You were talking about your move from Paris to Brittany. You left the other comic book authors behind. Were their other reasons? On a personal level for example?
Andreas: In Paris I met my wife and we had our daughter. We told eachother: "We are going to leave Paris and go somewhere else." My wife wanted to go south, but I don't like the south very much. Since she's half Bretonic, we left to Brittany. The north appeals to me. My ideal is Scotland. In France you'll end up in Brittany, then.
Why is Scotland ideal?
Andreas: In 1969 I went to Scotland with friends. Three years ago I went back with my wife and daughter. It was really what I was looking for.

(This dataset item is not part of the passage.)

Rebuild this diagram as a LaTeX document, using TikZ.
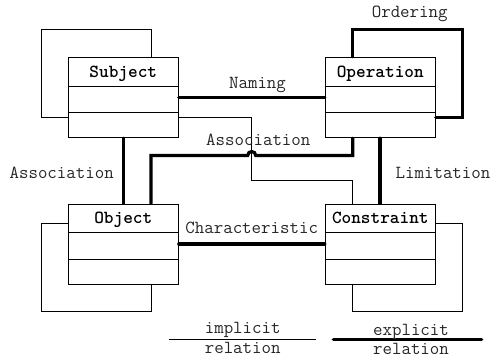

When I go to Scotland I feel like I'm coming home. That's where I can feel at home: the landscape, the weather, a certain athmosphere. And that has nothing to do with ghosts and castles. It's just the climate, the landscape. It 's not too much and not too little, it's very attractive. Once I saw a picture of Scotland, in which you can see a mountain on whose foot stands a small house, completely lost in the landscape. That is my ideal. I once told myself: if I have enough money, I'll buy such a house there, in such a deserted corner of the world. These abandoned places appeal to me. Or exactly the contrary: the heart of a big city. Saint-Brieuc, where I moved to, was alas a compromise between the two. Rennes, where I live now, becomes me more.